EXERCISE REQUIREMENTS: Reproduce the listing that follows with no differences at all.

PROVIDED MATERIAL:
* BEGIN *
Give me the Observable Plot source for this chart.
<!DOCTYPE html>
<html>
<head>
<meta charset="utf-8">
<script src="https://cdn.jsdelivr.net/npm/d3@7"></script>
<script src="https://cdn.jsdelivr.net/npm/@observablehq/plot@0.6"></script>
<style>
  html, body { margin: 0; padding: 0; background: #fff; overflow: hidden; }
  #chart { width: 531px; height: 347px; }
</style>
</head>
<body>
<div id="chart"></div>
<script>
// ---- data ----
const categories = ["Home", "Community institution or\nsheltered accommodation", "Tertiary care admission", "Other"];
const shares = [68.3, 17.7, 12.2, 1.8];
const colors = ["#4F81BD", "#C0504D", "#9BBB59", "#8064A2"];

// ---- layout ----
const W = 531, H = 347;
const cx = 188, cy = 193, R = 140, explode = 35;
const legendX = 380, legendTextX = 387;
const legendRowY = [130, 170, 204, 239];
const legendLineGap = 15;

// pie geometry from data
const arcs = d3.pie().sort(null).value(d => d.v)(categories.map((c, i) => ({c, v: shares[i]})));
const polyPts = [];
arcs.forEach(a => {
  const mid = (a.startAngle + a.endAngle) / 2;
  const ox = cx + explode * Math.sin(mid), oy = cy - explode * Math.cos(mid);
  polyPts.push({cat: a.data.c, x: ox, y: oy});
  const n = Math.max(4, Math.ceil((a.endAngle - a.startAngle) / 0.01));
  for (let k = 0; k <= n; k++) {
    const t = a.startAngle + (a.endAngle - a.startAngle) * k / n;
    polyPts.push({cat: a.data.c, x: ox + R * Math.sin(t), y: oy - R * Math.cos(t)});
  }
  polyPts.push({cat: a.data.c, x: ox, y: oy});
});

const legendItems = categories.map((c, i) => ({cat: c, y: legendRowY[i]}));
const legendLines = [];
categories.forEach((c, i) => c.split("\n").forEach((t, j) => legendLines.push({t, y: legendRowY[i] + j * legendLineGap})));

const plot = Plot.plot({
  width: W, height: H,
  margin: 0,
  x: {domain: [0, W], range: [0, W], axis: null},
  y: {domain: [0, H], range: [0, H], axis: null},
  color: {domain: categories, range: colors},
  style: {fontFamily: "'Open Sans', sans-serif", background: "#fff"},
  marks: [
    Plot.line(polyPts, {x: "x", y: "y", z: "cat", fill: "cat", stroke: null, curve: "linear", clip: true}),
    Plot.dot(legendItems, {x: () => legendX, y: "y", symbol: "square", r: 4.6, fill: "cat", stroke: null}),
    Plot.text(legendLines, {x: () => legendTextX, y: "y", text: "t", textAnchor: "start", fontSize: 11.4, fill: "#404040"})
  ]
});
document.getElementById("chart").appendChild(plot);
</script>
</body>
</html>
* END *
RESPONSE TO THIS EXERCISE:
Give me the Observable Plot source for this chart.
<!DOCTYPE html>
<html>
<head>
<meta charset="utf-8">
<script src="https://cdn.jsdelivr.net/npm/d3@7"></script>
<script src="https://cdn.jsdelivr.net/npm/@observablehq/plot@0.6"></script>
<style>
  html, body { margin: 0; padding: 0; background: #fff; overflow: hidden; }
  #chart { width: 531px; height: 347px; }
</style>
</head>
<body>
<div id="chart"></div>
<script>
// ---- data ----
const categories = ["Home", "Community institution or\nsheltered accommodation", "Tertiary care admission", "Other"];
const shares = [68.3, 17.7, 12.2, 1.8];
const colors = ["#4F81BD", "#C0504D", "#9BBB59", "#8064A2"];

// ---- layout ----
const W = 531, H = 347;
const cx = 188, cy = 193, R = 140, explode = 35;
const legendX = 380, legendTextX = 387;
const legendRowY = [130, 170, 204, 239];
const legendLineGap = 15;

// pie geometry from data
const arcs = d3.pie().sort(null).value(d => d.v)(categories.map((c, i) => ({c, v: shares[i]})));
const polyPts = [];
arcs.forEach(a => {
  const mid = (a.startAngle + a.endAngle) / 2;
  const ox = cx + explode * Math.sin(mid), oy = cy - explode * Math.cos(mid);
  polyPts.push({cat: a.data.c, x: ox, y: oy});
  const n = Math.max(4, Math.ceil((a.endAngle - a.startAngle) / 0.01));
  for (let k = 0; k <= n; k++) {
    const t = a.startAngle + (a.endAngle - a.startAngle) * k / n;
    polyPts.push({cat: a.data.c, x: ox + R * Math.sin(t), y: oy - R * Math.cos(t)});
  }
  polyPts.push({cat: a.data.c, x: ox, y: oy});
});

const legendItems = categories.map((c, i) => ({cat: c, y: legendRowY[i]}));
const legendLines = [];
categories.forEach((c, i) => c.split("\n").forEach((t, j) => legendLines.push({t, y: legendRowY[i] + j * legendLineGap})));

const plot = Plot.plot({
  width: W, height: H,
  margin: 0,
  x: {domain: [0, W], range: [0, W], axis: null},
  y: {domain: [0, H], range: [0, H], axis: null},
  color: {domain: categories, range: colors},
  style: {fontFamily: "'Open Sans', sans-serif", background: "#fff"},
  marks: [
    Plot.line(polyPts, {x: "x", y: "y", z: "cat", fill: "cat", stroke: null, curve: "linear", clip: true}),
    Plot.dot(legendItems, {x: () => legendX, y: "y", symbol: "square", r: 4.6, fill: "cat", stroke: null}),
    Plot.text(legendLines, {x: () => legendTextX, y: "y", text: "t", textAnchor: "start", fontSize: 11.4, fill: "#404040"})
  ]
});
document.getElementById("chart").appendChild(plot);
</script>
</body>
</html>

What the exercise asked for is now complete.